- Aim of the task
Transcribe the records below exactly as they appear, omitting any pictures.

(Saved entries)

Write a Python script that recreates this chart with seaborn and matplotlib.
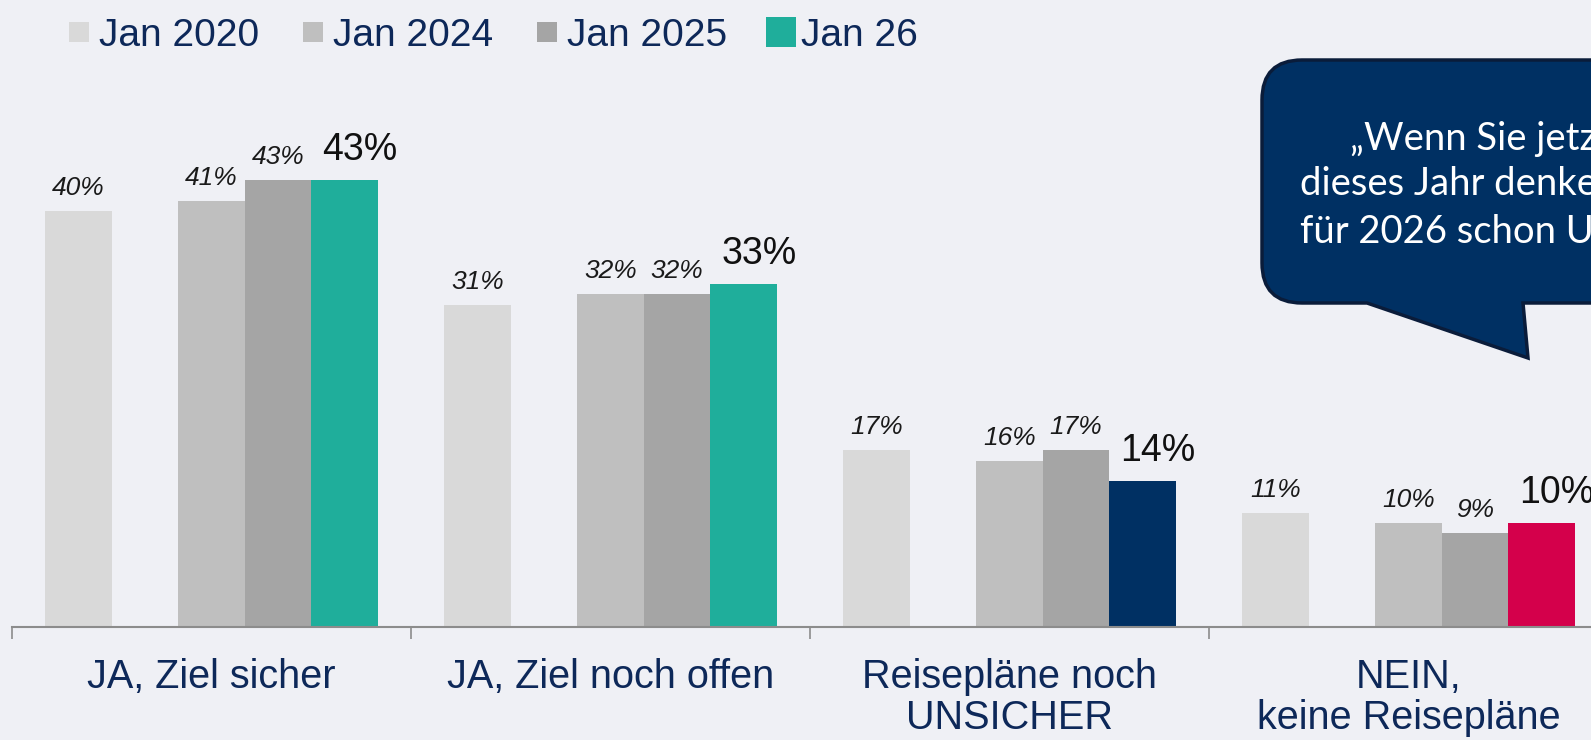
import numpy as np
import pandas as pd
import matplotlib
matplotlib.use("Agg")
import matplotlib.pyplot as plt
from matplotlib.path import Path
from matplotlib.patches import PathPatch
from matplotlib.lines import Line2D
import seaborn as sns

# --- data -------------------------------------------------------------
categories = ["JA, Ziel sicher", "JA, Ziel noch offen",
              "Reisepläne noch\nUNSICHER", "NEIN,\nkeine Reisepläne"]
series_names = ["Jan 2020", "Jan 2024", "Jan 2025", "Jan 26"]
jan_2020 = [40, 31, 17, 11]
jan_2024 = [41, 32, 16, 10]
jan_2025 = [43, 32, 17, 9]
jan_26 = [43, 33, 14, 10]
bubble_lines = ["„Wenn Sie jetzt einmal an",
                "dieses Jahr denken: Haben Sie",
                "für 2026 schon Urlaubspläne?“"]

# --- style ------------------------------------------------------------
BG = "#eff0f5"
NAVY_TEXT = "#0d2859"
GREYS = ["#d9d9d9", "#bfbfbf", "#a5a5a5"]
TEAL = "#1fae9b"
ACCENT = [TEAL, TEAL, "#003063", "#d4004b"]
BUBBLE = "#003063"

sns.set_theme(style="white")
plt.rcParams["font.family"] = ["Liberation Sans", "DejaVu Sans"]

W, H, DPI = 1591, 740, 100
fig = plt.figure(figsize=(W / DPI, H / DPI), dpi=DPI, facecolor=BG)
ax = fig.add_axes([12 / W, (H - 627) / H, 1 - 12 / W, (627 - 107) / H])
ax.set_facecolor(BG)

# an empty hue level leaves the gap between 2020 and 2024
GAP = " "
hue_order = ["Jan 2020", GAP, "Jan 2024", "Jan 2025", "Jan 26"]
palette = {"Jan 2020": GREYS[0], GAP: BG, "Jan 2024": GREYS[1],
           "Jan 2025": GREYS[2], "Jan 26": TEAL}
series_by_slot = {0: jan_2020, 2: jan_2024, 3: jan_2025, 4: jan_26}

df = pd.DataFrame({
    "Kategorie": np.tile(categories, 4),
    "Welle": np.repeat(series_names, 4),
    "Anteil": np.concatenate([jan_2020, jan_2024, jan_2025, jan_26]),
})

BAR_W = 5 / 6
sns.barplot(data=df, x="Kategorie", y="Anteil", hue="Welle",
            order=categories, hue_order=hue_order, palette=palette,
            width=BAR_W, gap=0, saturation=1, errorbar=None,
            legend=False, linewidth=0, ax=ax)

slot_w = BAR_W / 5
for bar in ax.patches:
    if bar.get_height() <= 0:
        continue
    xc = bar.get_x() + bar.get_width() / 2
    cat = int(round(xc))
    slot = int(round((xc - cat + BAR_W / 2) / slot_w - 0.5))
    value = series_by_slot[slot][cat]
    if slot == 4:
        bar.set_facecolor(ACCENT[cat])
        ax.annotate(f"{value}%", (xc, value), xytext=(11, 14.5),
                    textcoords="offset points", ha="center", va="baseline",
                    fontsize=27, color="#111111", annotation_clip=False)
    else:
        ax.annotate(f"{value}%", (xc, value), xytext=(0, 11.5),
                    textcoords="offset points", ha="center", va="baseline",
                    fontsize=19, style="italic", color="#1a1a1a")

# --- axes -------------------------------------------------------------
ax.set_yticks([])
ax.set_xlabel("")
ax.set_ylabel("")
for side in ("top", "left", "right"):
    ax.spines[side].set_visible(False)
ax.spines["bottom"].set_color("#8c8c8c")
ax.spines["bottom"].set_linewidth(1.5)

ax.set_xticks([-0.5, 0.5, 1.5, 2.5, 3.5], labels=[""] * 5)
ax.set_xticks(range(len(categories)), labels=categories, minor=True)
ax.tick_params(axis="x", which="major", direction="out", length=8.6,
               width=1.2, color="#8c8c8c", bottom=True)
ax.tick_params(axis="x", which="minor", length=0, pad=22,
               labelsize=28.5, labelcolor=NAVY_TEXT)
for lbl in ax.get_xticklabels(minor=True):
    lbl.set_linespacing(1.1)
ax.set_ylim(0, 50)
ax.set_xlim(-0.5, -0.5 + (W - 12) / 399)

# --- legend -----------------------------------------------------------
legend_colors = [GREYS[0], GREYS[1], GREYS[2], TEAL]
legend_sizes = [14.4, 14.4, 14.4, 20.9]
handles = [Line2D([], [], marker="s", linestyle="none", markersize=s,
                  markerfacecolor=c, markeredgewidth=0)
           for c, s in zip(legend_colors, legend_sizes)]
fig.legend(handles, series_names, loc="upper left",
           bbox_to_anchor=(64 / W, 1 - 18 / H), ncol=4, frameon=False,
           fontsize=28, handlelength=0.75, handletextpad=0.15,
           columnspacing=1.0, borderpad=0, borderaxespad=0,
           labelcolor=NAVY_TEXT)

# --- speech bubble ----------------------------------------------------
def to_fig(x, y):
    return (x / W, 1 - y / H)

pts = [(1367, 303), (1528, 358), (1523, 303), (1750, 303), (1750, 60),
       (1302, 60), (1262, 60), (1262, 100), (1262, 263), (1262, 303),
       (1302, 303), (1367, 303)]
codes = [Path.MOVETO, Path.LINETO, Path.LINETO, Path.LINETO, Path.LINETO,
         Path.LINETO, Path.CURVE3, Path.CURVE3, Path.LINETO, Path.CURVE3,
         Path.CURVE3, Path.CLOSEPOLY]
bubble = PathPatch(Path([to_fig(*p) for p in pts], codes),
                   transform=fig.transFigure, facecolor=BUBBLE,
                   edgecolor="#0a1c3a", linewidth=2.5, zorder=5)
fig.add_artist(bubble)

for (x, y), line in zip([(1350, 150), (1300, 195), (1300, 243)], bubble_lines):
    fig.text(*to_fig(x, y), line, color="white", fontsize=27.5,
             family=["Lato", "DejaVu Sans"], fontweight="normal",
             ha="left", va="baseline", zorder=6)

fig.savefig("out.png", dpi=DPI, facecolor=BG)
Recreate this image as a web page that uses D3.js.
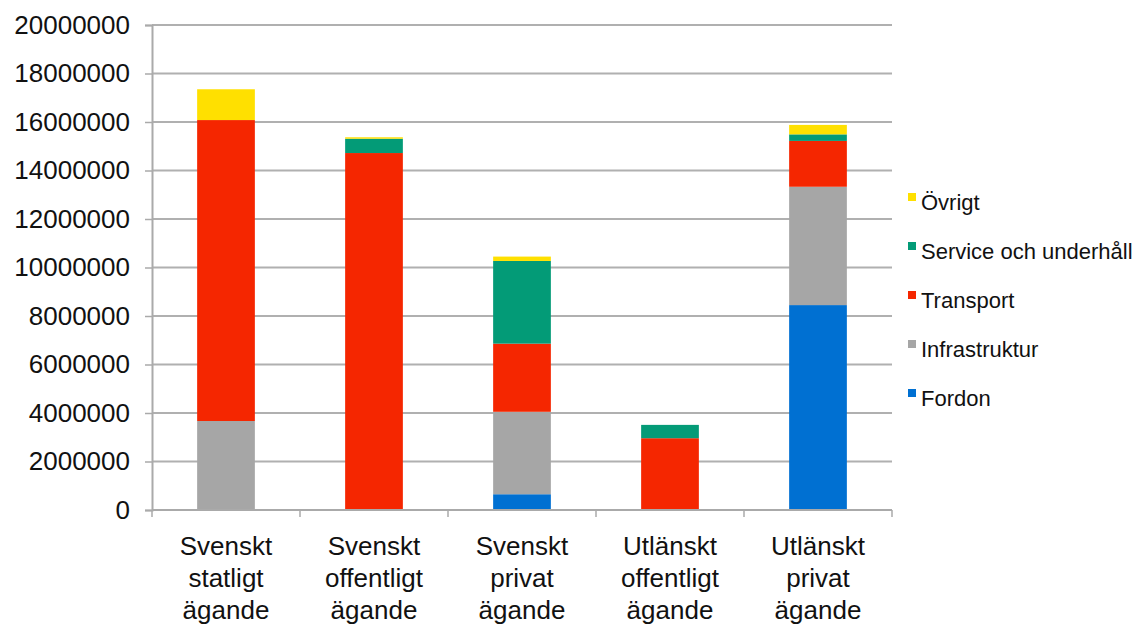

- Task answer
Write a Python script that recreates this chart with seaborn and matplotlib.
import numpy as np
import pandas as pd
import matplotlib
matplotlib.use("Agg")
import matplotlib.pyplot as plt
from matplotlib.path import Path
from matplotlib.patches import PathPatch
from matplotlib.lines import Line2D
import seaborn as sns

# --- data -------------------------------------------------------------
categories = ["JA, Ziel sicher", "JA, Ziel noch offen",
              "Reisepläne noch\nUNSICHER", "NEIN,\nkeine Reisepläne"]
series_names = ["Jan 2020", "Jan 2024", "Jan 2025", "Jan 26"]
jan_2020 = [40, 31, 17, 11]
jan_2024 = [41, 32, 16, 10]
jan_2025 = [43, 32, 17, 9]
jan_26 = [43, 33, 14, 10]
bubble_lines = ["„Wenn Sie jetzt einmal an",
                "dieses Jahr denken: Haben Sie",
                "für 2026 schon Urlaubspläne?“"]

# --- style ------------------------------------------------------------
BG = "#eff0f5"
NAVY_TEXT = "#0d2859"
GREYS = ["#d9d9d9", "#bfbfbf", "#a5a5a5"]
TEAL = "#1fae9b"
ACCENT = [TEAL, TEAL, "#003063", "#d4004b"]
BUBBLE = "#003063"

sns.set_theme(style="white")
plt.rcParams["font.family"] = ["Liberation Sans", "DejaVu Sans"]

W, H, DPI = 1591, 740, 100
fig = plt.figure(figsize=(W / DPI, H / DPI), dpi=DPI, facecolor=BG)
ax = fig.add_axes([12 / W, (H - 627) / H, 1 - 12 / W, (627 - 107) / H])
ax.set_facecolor(BG)

# an empty hue level leaves the gap between 2020 and 2024
GAP = " "
hue_order = ["Jan 2020", GAP, "Jan 2024", "Jan 2025", "Jan 26"]
palette = {"Jan 2020": GREYS[0], GAP: BG, "Jan 2024": GREYS[1],
           "Jan 2025": GREYS[2], "Jan 26": TEAL}
series_by_slot = {0: jan_2020, 2: jan_2024, 3: jan_2025, 4: jan_26}

df = pd.DataFrame({
    "Kategorie": np.tile(categories, 4),
    "Welle": np.repeat(series_names, 4),
    "Anteil": np.concatenate([jan_2020, jan_2024, jan_2025, jan_26]),
})

BAR_W = 5 / 6
sns.barplot(data=df, x="Kategorie", y="Anteil", hue="Welle",
            order=categories, hue_order=hue_order, palette=palette,
            width=BAR_W, gap=0, saturation=1, errorbar=None,
            legend=False, linewidth=0, ax=ax)

slot_w = BAR_W / 5
for bar in ax.patches:
    if bar.get_height() <= 0:
        continue
    xc = bar.get_x() + bar.get_width() / 2
    cat = int(round(xc))
    slot = int(round((xc - cat + BAR_W / 2) / slot_w - 0.5))
    value = series_by_slot[slot][cat]
    if slot == 4:
        bar.set_facecolor(ACCENT[cat])
        ax.annotate(f"{value}%", (xc, value), xytext=(11, 14.5),
                    textcoords="offset points", ha="center", va="baseline",
                    fontsize=27, color="#111111", annotation_clip=False)
    else:
        ax.annotate(f"{value}%", (xc, value), xytext=(0, 11.5),
                    textcoords="offset points", ha="center", va="baseline",
                    fontsize=19, style="italic", color="#1a1a1a")

# --- axes -------------------------------------------------------------
ax.set_yticks([])
ax.set_xlabel("")
ax.set_ylabel("")
for side in ("top", "left", "right"):
    ax.spines[side].set_visible(False)
ax.spines["bottom"].set_color("#8c8c8c")
ax.spines["bottom"].set_linewidth(1.5)

ax.set_xticks([-0.5, 0.5, 1.5, 2.5, 3.5], labels=[""] * 5)
ax.set_xticks(range(len(categories)), labels=categories, minor=True)
ax.tick_params(axis="x", which="major", direction="out", length=8.6,
               width=1.2, color="#8c8c8c", bottom=True)
ax.tick_params(axis="x", which="minor", length=0, pad=22,
               labelsize=28.5, labelcolor=NAVY_TEXT)
for lbl in ax.get_xticklabels(minor=True):
    lbl.set_linespacing(1.1)
ax.set_ylim(0, 50)
ax.set_xlim(-0.5, -0.5 + (W - 12) / 399)

# --- legend -----------------------------------------------------------
legend_colors = [GREYS[0], GREYS[1], GREYS[2], TEAL]
legend_sizes = [14.4, 14.4, 14.4, 20.9]
handles = [Line2D([], [], marker="s", linestyle="none", markersize=s,
                  markerfacecolor=c, markeredgewidth=0)
           for c, s in zip(legend_colors, legend_sizes)]
fig.legend(handles, series_names, loc="upper left",
           bbox_to_anchor=(64 / W, 1 - 18 / H), ncol=4, frameon=False,
           fontsize=28, handlelength=0.75, handletextpad=0.15,
           columnspacing=1.0, borderpad=0, borderaxespad=0,
           labelcolor=NAVY_TEXT)

# --- speech bubble ----------------------------------------------------
def to_fig(x, y):
    return (x / W, 1 - y / H)

pts = [(1367, 303), (1528, 358), (1523, 303), (1750, 303), (1750, 60),
       (1302, 60), (1262, 60), (1262, 100), (1262, 263), (1262, 303),
       (1302, 303), (1367, 303)]
codes = [Path.MOVETO, Path.LINETO, Path.LINETO, Path.LINETO, Path.LINETO,
         Path.LINETO, Path.CURVE3, Path.CURVE3, Path.LINETO, Path.CURVE3,
         Path.CURVE3, Path.CLOSEPOLY]
bubble = PathPatch(Path([to_fig(*p) for p in pts], codes),
                   transform=fig.transFigure, facecolor=BUBBLE,
                   edgecolor="#0a1c3a", linewidth=2.5, zorder=5)
fig.add_artist(bubble)

for (x, y), line in zip([(1350, 150), (1300, 195), (1300, 243)], bubble_lines):
    fig.text(*to_fig(x, y), line, color="white", fontsize=27.5,
             family=["Lato", "DejaVu Sans"], fontweight="normal",
             ha="left", va="baseline", zorder=6)

fig.savefig("out.png", dpi=DPI, facecolor=BG)
Recreate this image as a web page that uses D3.js.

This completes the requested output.